La alberca
Las balas de Rufián
Esos proyectiles simbolizan su nivel político: todas sus soflamas son de fogueo
LA política moderna es sainetera. Los oradores con el léxico más raquítico de la historia parlamentaria se obstinan en hallar una diatriba diaria con la que justificar su jornal. A ver quién es más ingenioso en una frase corta que quepa en los rótulos de ... los informativos. Los diputados contemporáneos aspiran a ser monologuistas del Club de la Comedia, faranduleros, charlatanes. Y entre todos ellos el más empeñado en recitar vodeviles de corral es Gabriel Rufián, albañil de la palabra que se vende en las tabernas de su pueblo como arquitecto vanguardista. Rufián es un resumen perfecto de nuestro declive social: los estudios justos, una vida laboral escueta, una soberbia directamente proporcional a su ignorancia, un toque macarra y, sobre todo, una vanidad empalagosa. Su dialéctica gruesa, populachera y reguetonera nos ha ofrecido ya demasiados episodios tragicómicos en el Congreso, pero ninguno ha sido tan esperpéntico como el de las tres balas supuestamente recogidas en la valla de Melilla que se sacó del bolsillo de la chaqueta y colocó en el atril durante su intervención en el debate sobre el estado de la Nación. No se le puede negar su vis actoral, ese movimiento sosegado del brazo y el golpe de cada proyectil en la madera rompiendo su silencio efectista. ¿Cuántas veces habrá ensayado la escena durante el fin de semana poniendo las balas sobre el lavabo de su casa frente al espejo?

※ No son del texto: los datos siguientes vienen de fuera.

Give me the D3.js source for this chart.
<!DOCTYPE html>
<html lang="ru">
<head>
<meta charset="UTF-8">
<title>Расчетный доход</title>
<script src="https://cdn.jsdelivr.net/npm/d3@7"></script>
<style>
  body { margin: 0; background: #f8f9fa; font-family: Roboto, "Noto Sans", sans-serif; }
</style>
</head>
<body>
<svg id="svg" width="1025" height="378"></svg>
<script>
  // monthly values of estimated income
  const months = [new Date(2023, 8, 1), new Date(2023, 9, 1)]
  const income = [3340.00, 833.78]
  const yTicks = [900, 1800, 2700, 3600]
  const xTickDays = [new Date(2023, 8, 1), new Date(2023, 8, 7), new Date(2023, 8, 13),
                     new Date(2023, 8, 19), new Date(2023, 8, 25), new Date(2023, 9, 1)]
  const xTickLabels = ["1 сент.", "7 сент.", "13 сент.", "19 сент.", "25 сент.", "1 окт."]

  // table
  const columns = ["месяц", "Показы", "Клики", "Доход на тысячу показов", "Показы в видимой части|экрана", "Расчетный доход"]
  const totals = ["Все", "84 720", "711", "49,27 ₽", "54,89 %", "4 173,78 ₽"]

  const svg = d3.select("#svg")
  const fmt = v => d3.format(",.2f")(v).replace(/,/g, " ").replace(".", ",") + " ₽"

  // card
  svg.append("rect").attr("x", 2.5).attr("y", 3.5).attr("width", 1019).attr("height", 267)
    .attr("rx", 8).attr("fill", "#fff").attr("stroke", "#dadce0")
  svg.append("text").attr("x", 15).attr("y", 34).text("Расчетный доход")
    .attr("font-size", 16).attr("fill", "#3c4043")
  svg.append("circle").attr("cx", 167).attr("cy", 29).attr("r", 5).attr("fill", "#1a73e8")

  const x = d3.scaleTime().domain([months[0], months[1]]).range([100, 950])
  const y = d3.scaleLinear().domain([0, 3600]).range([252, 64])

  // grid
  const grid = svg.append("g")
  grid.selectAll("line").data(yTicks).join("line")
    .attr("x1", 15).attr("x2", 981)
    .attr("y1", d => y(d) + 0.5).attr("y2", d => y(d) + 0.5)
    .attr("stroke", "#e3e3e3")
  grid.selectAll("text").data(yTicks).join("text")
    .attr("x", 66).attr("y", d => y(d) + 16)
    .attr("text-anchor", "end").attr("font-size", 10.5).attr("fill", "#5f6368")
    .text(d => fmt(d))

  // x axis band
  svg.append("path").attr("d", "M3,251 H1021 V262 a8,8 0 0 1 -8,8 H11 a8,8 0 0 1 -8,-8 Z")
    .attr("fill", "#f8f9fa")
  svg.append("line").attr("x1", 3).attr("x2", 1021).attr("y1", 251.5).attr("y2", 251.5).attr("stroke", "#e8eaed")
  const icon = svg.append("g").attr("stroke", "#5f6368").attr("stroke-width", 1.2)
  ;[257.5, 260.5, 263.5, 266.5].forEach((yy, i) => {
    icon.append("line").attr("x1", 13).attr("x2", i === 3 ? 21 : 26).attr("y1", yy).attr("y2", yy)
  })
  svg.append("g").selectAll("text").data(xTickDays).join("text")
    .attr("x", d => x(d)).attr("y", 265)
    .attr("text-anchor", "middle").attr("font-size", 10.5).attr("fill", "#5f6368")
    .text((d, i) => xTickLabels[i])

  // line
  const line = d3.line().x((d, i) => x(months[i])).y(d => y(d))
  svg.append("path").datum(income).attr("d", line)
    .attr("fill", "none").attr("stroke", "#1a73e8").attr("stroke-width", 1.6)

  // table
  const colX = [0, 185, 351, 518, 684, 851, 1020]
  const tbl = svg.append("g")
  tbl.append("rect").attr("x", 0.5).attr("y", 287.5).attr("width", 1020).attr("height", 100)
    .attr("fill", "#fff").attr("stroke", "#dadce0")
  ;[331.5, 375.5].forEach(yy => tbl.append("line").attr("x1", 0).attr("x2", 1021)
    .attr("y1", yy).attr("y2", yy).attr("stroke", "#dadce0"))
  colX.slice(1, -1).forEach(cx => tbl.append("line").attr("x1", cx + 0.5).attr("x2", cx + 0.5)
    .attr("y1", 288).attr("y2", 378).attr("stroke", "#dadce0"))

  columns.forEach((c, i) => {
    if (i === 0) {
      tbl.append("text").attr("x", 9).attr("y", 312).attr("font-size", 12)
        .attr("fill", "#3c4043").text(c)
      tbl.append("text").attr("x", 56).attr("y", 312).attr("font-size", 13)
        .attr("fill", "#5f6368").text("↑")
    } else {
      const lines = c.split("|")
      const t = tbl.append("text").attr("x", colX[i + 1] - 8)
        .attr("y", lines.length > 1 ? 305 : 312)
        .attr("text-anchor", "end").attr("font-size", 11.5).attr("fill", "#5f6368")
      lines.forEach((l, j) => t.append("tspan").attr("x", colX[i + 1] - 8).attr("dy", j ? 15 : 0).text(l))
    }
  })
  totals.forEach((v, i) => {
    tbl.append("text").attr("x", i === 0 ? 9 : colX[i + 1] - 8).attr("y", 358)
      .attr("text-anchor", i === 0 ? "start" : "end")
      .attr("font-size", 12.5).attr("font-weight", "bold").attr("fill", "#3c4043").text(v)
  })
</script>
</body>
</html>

La retórica política está en decadencia. Cervantes empleó en el Quijote 23.000 palabras distintas. Vale que el manco de Lepanto es un ejemplo excesivo, pero a principios del siglo XX un español culto usaba unas diez mil palabras. Hoy el vocabulario de los escritores más conocidos ronda las 5.000 y el de un español medio apenas las mil. No hay aún estudios sobre la pobreza léxica de Rufián, pero me atrevería a apostar a que no pasa de las 500 palabras. Por eso en lugar de construir un discurso serio acerca de los muertos en la valla de Melilla, sacó tres balas de su bolsillo. Lo que él no sabía es que eran de fogueo, como sus soflamas.